*What is required*
Write each line of the material exactly as given, from the top through the line that contains "Chart.register(...registerables);", and omit all pictures.

*Recorded information*
###
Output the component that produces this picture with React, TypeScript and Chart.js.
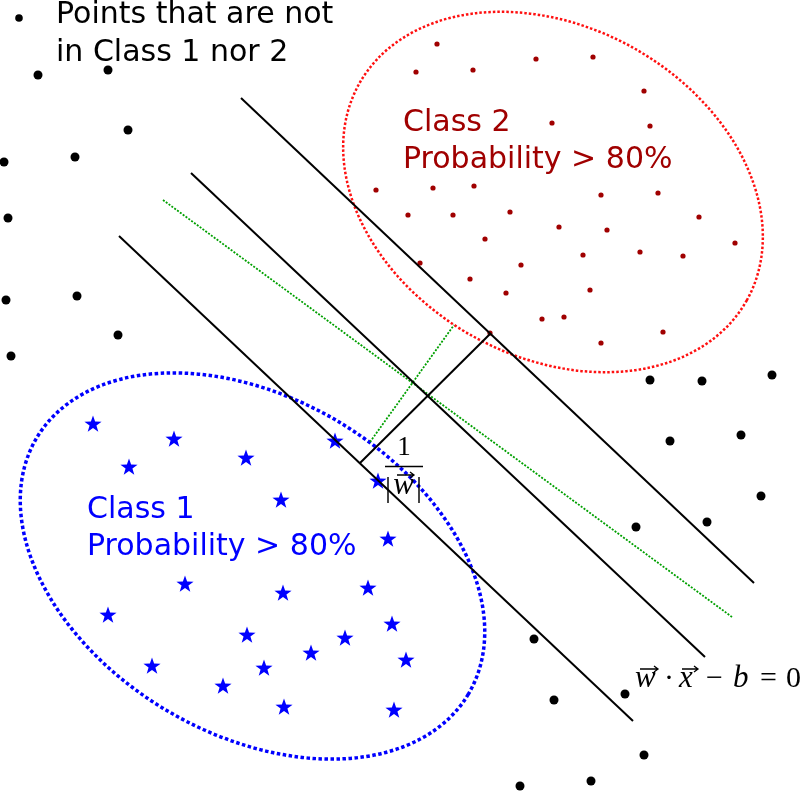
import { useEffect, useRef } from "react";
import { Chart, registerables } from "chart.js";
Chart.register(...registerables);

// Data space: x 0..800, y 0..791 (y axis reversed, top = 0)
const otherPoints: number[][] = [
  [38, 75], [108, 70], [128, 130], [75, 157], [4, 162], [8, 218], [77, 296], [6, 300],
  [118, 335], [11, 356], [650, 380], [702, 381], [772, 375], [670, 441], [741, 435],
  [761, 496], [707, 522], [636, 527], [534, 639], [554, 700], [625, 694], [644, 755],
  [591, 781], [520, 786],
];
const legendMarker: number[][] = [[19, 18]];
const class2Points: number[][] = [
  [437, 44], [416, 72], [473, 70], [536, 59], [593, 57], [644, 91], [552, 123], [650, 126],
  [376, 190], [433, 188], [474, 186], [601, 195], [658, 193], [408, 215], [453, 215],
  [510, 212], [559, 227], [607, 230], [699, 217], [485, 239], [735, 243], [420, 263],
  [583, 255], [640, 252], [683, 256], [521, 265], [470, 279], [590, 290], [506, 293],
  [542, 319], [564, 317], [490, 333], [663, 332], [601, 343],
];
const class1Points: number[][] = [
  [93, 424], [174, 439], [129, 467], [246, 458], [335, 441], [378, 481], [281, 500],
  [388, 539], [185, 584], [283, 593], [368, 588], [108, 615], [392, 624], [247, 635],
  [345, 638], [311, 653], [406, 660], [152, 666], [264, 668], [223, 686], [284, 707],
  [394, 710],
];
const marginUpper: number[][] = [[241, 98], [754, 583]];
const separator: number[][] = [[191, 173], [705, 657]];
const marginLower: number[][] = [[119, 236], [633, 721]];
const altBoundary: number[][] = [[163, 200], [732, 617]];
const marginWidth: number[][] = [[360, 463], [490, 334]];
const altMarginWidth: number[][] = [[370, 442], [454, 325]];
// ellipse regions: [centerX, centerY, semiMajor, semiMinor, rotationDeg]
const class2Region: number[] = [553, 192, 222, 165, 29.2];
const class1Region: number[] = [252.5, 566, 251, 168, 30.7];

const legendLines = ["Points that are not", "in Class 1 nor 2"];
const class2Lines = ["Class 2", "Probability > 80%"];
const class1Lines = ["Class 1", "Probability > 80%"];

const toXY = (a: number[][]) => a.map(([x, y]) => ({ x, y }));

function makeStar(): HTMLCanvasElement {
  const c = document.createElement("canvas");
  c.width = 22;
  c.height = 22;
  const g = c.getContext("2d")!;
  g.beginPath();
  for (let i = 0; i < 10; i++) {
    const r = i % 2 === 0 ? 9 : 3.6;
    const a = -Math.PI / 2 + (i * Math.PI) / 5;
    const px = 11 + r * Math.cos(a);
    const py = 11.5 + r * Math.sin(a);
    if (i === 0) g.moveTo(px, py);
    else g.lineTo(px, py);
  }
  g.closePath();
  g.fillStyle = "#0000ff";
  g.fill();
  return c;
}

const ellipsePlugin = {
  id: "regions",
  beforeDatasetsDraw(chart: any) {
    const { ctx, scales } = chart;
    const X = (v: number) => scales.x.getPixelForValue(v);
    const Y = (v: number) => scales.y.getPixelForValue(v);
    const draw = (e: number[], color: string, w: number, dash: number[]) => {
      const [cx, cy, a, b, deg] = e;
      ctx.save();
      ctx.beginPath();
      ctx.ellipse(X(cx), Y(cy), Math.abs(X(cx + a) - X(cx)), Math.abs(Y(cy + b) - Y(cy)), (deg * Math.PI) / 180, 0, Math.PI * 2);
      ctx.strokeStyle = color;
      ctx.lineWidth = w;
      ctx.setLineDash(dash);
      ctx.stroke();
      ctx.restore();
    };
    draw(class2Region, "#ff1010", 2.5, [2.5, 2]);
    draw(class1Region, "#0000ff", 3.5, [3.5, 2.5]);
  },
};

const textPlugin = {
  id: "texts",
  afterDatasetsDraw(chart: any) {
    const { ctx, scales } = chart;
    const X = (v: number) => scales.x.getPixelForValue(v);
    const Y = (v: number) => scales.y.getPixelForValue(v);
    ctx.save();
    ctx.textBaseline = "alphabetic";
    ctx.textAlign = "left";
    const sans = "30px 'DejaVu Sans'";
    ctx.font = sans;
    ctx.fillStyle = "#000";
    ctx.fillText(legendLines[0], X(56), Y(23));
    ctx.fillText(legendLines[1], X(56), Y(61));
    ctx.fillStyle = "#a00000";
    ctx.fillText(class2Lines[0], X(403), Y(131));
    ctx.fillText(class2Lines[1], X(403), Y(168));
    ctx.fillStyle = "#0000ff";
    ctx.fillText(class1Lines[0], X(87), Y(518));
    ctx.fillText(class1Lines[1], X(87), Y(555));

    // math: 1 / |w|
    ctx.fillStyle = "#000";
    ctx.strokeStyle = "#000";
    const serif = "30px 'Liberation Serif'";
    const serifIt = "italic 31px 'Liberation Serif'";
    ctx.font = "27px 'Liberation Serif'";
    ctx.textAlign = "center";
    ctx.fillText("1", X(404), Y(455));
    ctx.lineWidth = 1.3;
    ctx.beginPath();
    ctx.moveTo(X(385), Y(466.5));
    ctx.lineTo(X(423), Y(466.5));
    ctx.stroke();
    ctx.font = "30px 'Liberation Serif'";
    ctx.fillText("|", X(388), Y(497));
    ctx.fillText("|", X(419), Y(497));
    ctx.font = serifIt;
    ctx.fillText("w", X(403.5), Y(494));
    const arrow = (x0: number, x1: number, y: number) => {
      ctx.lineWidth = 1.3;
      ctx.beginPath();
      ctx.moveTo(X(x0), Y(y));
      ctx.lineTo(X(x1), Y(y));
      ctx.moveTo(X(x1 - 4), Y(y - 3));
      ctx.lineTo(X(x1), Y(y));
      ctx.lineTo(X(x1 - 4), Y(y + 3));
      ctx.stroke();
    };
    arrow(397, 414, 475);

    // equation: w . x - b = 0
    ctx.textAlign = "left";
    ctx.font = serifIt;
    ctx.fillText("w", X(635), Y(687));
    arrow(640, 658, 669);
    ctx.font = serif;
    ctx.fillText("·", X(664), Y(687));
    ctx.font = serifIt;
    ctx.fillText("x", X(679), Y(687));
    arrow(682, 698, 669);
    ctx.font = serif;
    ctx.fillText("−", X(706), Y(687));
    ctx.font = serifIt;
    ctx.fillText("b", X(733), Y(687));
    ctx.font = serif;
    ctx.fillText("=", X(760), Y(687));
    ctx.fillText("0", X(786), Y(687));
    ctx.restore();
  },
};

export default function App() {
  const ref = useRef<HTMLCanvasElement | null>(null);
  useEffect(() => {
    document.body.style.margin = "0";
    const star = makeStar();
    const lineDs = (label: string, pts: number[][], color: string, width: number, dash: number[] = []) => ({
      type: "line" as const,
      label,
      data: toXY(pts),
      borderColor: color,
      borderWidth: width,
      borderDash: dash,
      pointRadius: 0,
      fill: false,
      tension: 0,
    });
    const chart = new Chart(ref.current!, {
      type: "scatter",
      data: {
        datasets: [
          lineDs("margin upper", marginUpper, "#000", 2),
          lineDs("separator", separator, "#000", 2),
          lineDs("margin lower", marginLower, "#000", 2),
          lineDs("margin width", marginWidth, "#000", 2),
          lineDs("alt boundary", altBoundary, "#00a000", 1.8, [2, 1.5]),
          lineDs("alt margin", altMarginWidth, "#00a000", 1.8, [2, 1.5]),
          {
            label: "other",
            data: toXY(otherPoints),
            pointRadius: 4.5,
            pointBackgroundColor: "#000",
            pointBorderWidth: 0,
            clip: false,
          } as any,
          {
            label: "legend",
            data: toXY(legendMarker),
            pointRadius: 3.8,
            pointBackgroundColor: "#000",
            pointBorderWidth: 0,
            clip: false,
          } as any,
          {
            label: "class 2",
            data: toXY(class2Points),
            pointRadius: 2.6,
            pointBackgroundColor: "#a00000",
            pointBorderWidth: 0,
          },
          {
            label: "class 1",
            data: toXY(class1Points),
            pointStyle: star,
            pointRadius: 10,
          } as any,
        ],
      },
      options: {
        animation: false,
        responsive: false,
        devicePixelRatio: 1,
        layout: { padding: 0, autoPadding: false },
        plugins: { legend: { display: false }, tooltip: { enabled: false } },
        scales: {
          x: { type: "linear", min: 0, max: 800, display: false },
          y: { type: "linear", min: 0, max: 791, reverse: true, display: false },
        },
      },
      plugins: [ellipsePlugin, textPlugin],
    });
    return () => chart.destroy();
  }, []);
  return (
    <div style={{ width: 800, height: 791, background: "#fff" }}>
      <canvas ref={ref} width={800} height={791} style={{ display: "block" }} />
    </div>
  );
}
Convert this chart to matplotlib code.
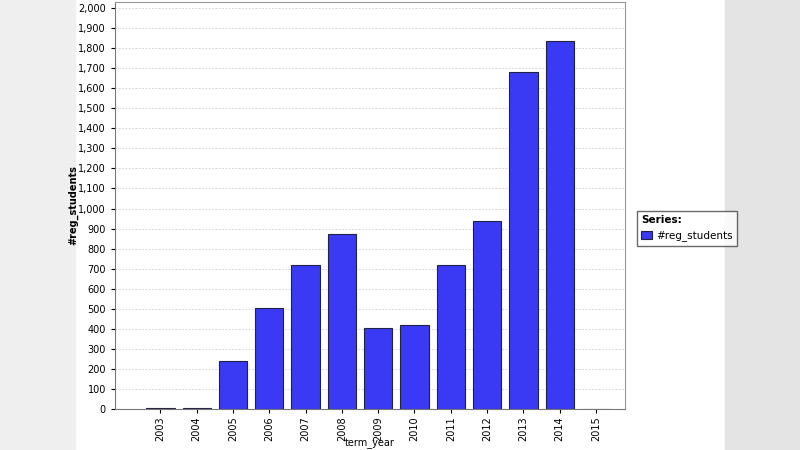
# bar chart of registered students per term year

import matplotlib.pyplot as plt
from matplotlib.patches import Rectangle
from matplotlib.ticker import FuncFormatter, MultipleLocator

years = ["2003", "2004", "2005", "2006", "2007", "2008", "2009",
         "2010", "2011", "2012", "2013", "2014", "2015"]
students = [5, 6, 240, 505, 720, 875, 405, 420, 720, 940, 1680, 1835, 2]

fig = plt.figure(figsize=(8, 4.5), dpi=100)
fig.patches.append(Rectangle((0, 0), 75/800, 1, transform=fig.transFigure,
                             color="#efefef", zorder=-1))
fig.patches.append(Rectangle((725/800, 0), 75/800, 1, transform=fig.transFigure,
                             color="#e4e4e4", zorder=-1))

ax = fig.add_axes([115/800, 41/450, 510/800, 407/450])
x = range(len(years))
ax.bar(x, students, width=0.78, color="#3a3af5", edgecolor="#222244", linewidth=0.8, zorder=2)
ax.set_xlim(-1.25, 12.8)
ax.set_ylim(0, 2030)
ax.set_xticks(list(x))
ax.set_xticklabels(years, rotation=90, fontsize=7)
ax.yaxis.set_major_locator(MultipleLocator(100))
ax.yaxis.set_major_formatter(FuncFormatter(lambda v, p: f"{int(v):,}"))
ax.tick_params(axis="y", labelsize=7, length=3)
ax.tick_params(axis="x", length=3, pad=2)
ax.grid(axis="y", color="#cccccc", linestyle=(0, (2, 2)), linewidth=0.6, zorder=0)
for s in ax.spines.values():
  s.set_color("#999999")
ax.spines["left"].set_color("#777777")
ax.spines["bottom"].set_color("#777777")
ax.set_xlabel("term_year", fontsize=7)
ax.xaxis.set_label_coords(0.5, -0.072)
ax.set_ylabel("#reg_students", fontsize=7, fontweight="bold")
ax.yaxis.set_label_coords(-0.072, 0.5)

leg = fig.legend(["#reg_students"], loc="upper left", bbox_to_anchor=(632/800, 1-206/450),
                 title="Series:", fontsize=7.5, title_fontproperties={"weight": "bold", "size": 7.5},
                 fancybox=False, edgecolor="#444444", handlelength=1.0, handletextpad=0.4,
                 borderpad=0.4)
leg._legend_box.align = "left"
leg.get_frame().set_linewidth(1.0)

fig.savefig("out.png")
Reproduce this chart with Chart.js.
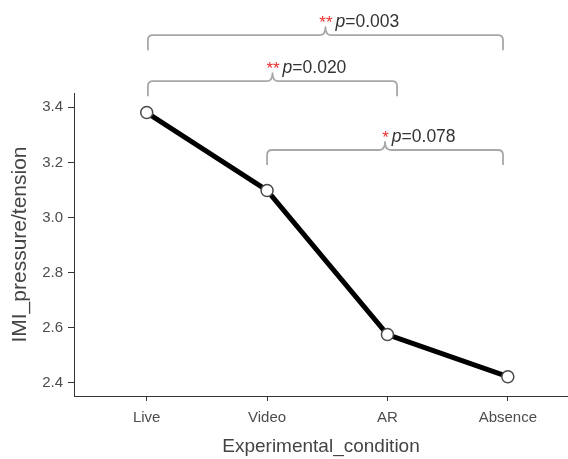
###
*Output*
Output the component that produces this picture with React, TypeScript and Chart.js.
import { useEffect, useRef } from "react";
import { Chart, registerables } from "chart.js";
Chart.register(...registerables);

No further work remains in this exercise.